Wenn immerhin die Krimikonstruktion hier nicht zu überzeugen vermag, bliebe immer noch die Möglichkeit im Privatleben der ermittelnden Beamten einen interessanten Nebenschauplatz zu eröffnen. Aber auch hier kann die Autorin nicht überzeugen. Das ehemalige Liebespaar bestehend aus Kriminalhauptkommissar Bastian Kreuzer und seiner Ex-Freundin Kriminalkommissarin Silja Blanck weiß auch nicht so recht, was es mit sich und seiner Situation anfangen soll. Dialoge verlieren sich daher im Nichts, mögliche Entwicklungen bleiben aus und der Leser erinnert sich wehmütig an manche Elizabeth George Romane, in denen die Verstrickungen der Ermittler manchmal spannender als der eigentliche Mord waren.

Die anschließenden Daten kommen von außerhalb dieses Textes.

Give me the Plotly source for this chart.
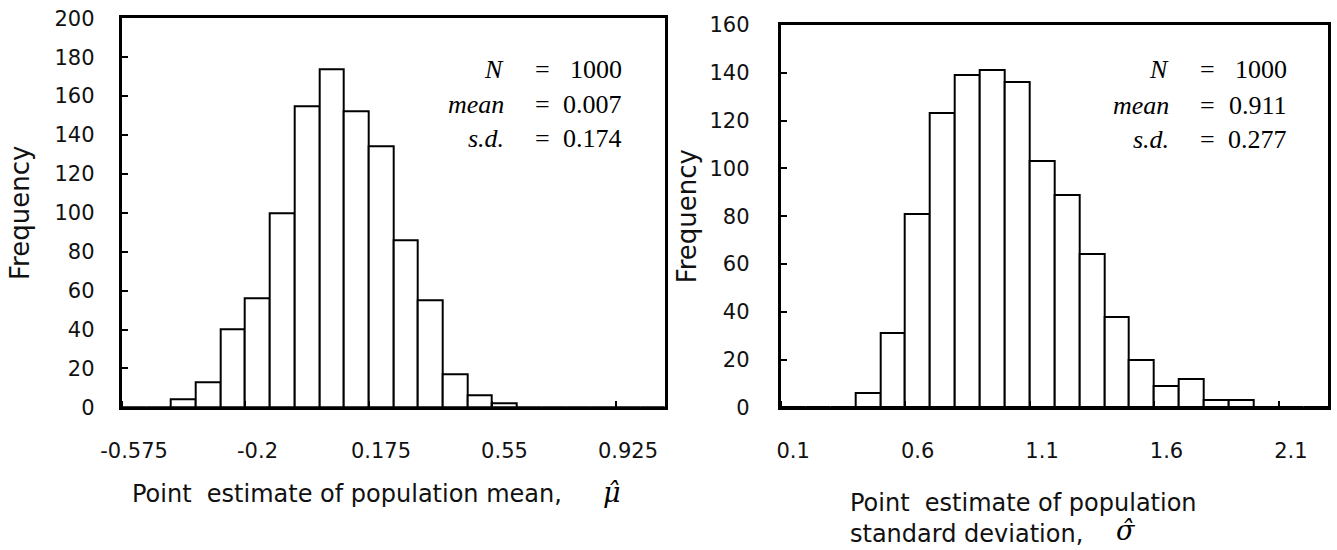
import plotly.graph_objects as go

W, H = 1337, 550

# ---------------- data ----------------
# Left histogram: point estimate of population mean (bin labels, frequencies)
mean_bins = [-0.575, -0.5, -0.425, -0.35, -0.275, -0.2, -0.125, -0.05, 0.025, 0.1, 0.175,
             0.25, 0.325, 0.4, 0.475, 0.55, 0.625, 0.7, 0.775, 0.85, 0.925, 1.0]
mean_counts = [0, 0, 4, 13, 40, 56, 100, 155, 174, 152, 134,
               86, 55, 17, 6, 2, 0, 0, 0, 0, 0, 0]
mean_ticklabels = ["-0.575", "-0.2", "0.175", "0.55", "0.925"]

# Right histogram: point estimate of population standard deviation
sd_bins = [0.1, 0.2, 0.3, 0.4, 0.5, 0.6, 0.7, 0.8, 0.9, 1.0, 1.1,
           1.2, 1.3, 1.4, 1.5, 1.6, 1.7, 1.8, 1.9, 2.0, 2.1, 2.2]
sd_counts = [0, 0, 0, 6, 31, 81, 123, 139, 141, 136, 103,
             89, 64, 38, 20, 9, 12, 3, 3, 0, 0, 0]
sd_ticklabels = ["0.1", "0.6", "1.1", "1.6", "2.1"]

mean_stats = [("N", "1000"), ("mean", "0.007"), ("s.d.", "0.174")]
sd_stats = [("N", "1000"), ("mean", "0.911"), ("s.d.", "0.277")]

# ---------------- helpers ----------------
def px(x):
    return x / W

def py(y):
    return 1 - y / H

SANS = "DejaVu Sans"
SERIF = "Liberation Serif"

fig = go.Figure()

bar_style = dict(color="white", line=dict(color="black", width=2))
fig.add_trace(go.Bar(x=mean_bins, y=mean_counts, width=0.075, marker=bar_style,
                     xaxis="x", yaxis="y", showlegend=False, hoverinfo="x+y"))
fig.add_trace(go.Bar(x=sd_bins, y=sd_counts, width=0.1, marker=bar_style,
                     xaxis="x2", yaxis="y2", showlegend=False, hoverinfo="x+y"))

frame = dict(showline=True, linecolor="black", linewidth=3, mirror=True,
             showgrid=False, zeroline=False, automargin=False)
tickfont = dict(family=SANS, size=21, color="#111")

mean_tickvals = [mean_bins[i] for i in (0, 5, 10, 15, 20)]
sd_tickvals = [sd_bins[i] for i in (0, 5, 10, 15, 20)]

fig.update_layout(
    width=W, height=H, autosize=False,
    margin=dict(l=0, r=0, t=0, b=0),
    paper_bgcolor="white", plot_bgcolor="white",
    bargap=0,
    xaxis=dict(domain=[px(121.7), px(665)], range=[-0.6125, 1.0375],
               tickmode="array", tickvals=mean_tickvals, ticktext=mean_ticklabels,
               ticks="", tickfont=tickfont, ticklabelstandoff=22,
               minor=dict(tickmode="linear", tick0=-0.6125, dtick=0.375,
                          ticks="inside", ticklen=6, tickwidth=1.5, tickcolor="black"),
               anchor="y", **frame),
    yaxis=dict(domain=[py(407.3), py(18.3)], range=[0, 200], dtick=20,
               ticks="inside", ticklen=6, tickwidth=1.5, tickcolor="black",
               tickfont=tickfont, ticklabelstandoff=20, anchor="x",
               title=dict(text="Frequency", font=dict(family=SANS, size=26, color="#111"),
                          standoff=18),
               **frame),
    xaxis2=dict(domain=[px(780.7), px(1328.3)], range=[0.05, 2.25],
                tickmode="array", tickvals=sd_tickvals, ticktext=sd_ticklabels,
                ticks="", tickfont=tickfont, ticklabelstandoff=22,
                minor=dict(tickmode="linear", tick0=0.05, dtick=0.5,
                           ticks="inside", ticklen=6, tickwidth=1.5, tickcolor="black"),
                anchor="y2", **frame),
    yaxis2=dict(domain=[py(407.3), py(25)], range=[0, 160], dtick=20,
                ticks="inside", ticklen=6, tickwidth=1.5, tickcolor="black",
                tickfont=tickfont, ticklabelstandoff=24, anchor="x2",
                title=dict(text="Frequency", font=dict(family=SANS, size=26, color="#111"),
                           standoff=6),
                **frame),
)

annotations = []

def ann(text, x, y, xanchor="center", size=26, family=SERIF, **kw):
    annotations.append(dict(text=text, x=px(x), y=py(y), xref="paper", yref="paper",
                            xanchor=xanchor, yanchor="middle", showarrow=False,
                            font=dict(family=family, size=size, color="black"), **kw))

def stats_block(stats, value_right, ys):
    for (lab, val), yy in zip(stats, ys):
        ann(f"<i>{lab}</i>", value_right - 118, yy, xanchor="right")
        ann("=", value_right - 82, yy)
        ann(val, value_right, yy, xanchor="right")

stats_block(mean_stats, 624, [70, 104, 139])
stats_block(sd_stats, 1289, [70, 105, 140])

title_font = dict(family=SANS, size=24, color="#111")

annotations.append(dict(text="Point  estimate of population mean,",
                        x=px(130), y=py(494), xref="paper", yref="paper",
                        xanchor="left", yanchor="middle", showarrow=False, font=title_font))
annotations.append(dict(text="Point  estimate of population<br>standard deviation,",
                        x=px(848), y=py(518), xref="paper", yref="paper", align="left",
                        xanchor="left", yanchor="middle", showarrow=False, font=title_font))

# estimator symbols (Greek letter with a combining hat)
ann("<i>\u03bc\u0302</i>", 612, 492, size=27, family="DejaVu Serif")
ann("<i>\u03c3\u0302</i>", 1126, 530, size=27, family="DejaVu Serif")

fig.update_layout(annotations=annotations)

fig.write_html("out.html", config={"displayModeBar": False},
               post_script="document.body.style.margin='0';")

Bei der ganzen Kritik soll dennoch nicht unterschlagen werden, dass auch dieser Sylt-Krimi mit einigen starken Momenten überrascht. Ehley beschränkt sich gelegentlich auf die Rolle der reinen Beobachterin und Insel-Liebhaberin, die nur Eindrücke und Stimmungen wieder gibt. So vermag sie allein durch die Beschreibung einer Morgenstimmung am Strand Erinnerungen an Nordsee-Urlaube zurückzurufen bzw. erschafft so eine neutrale Beobachtung aus der Entfernung, die auch Alfred Hitchcock gerne in seinen Filmen verwendete. Diese seltenen Momente mögen zwar etwas versöhnen, aber zwei Sonnentage retten auch nicht einen insgesamt verregneten Urlaub.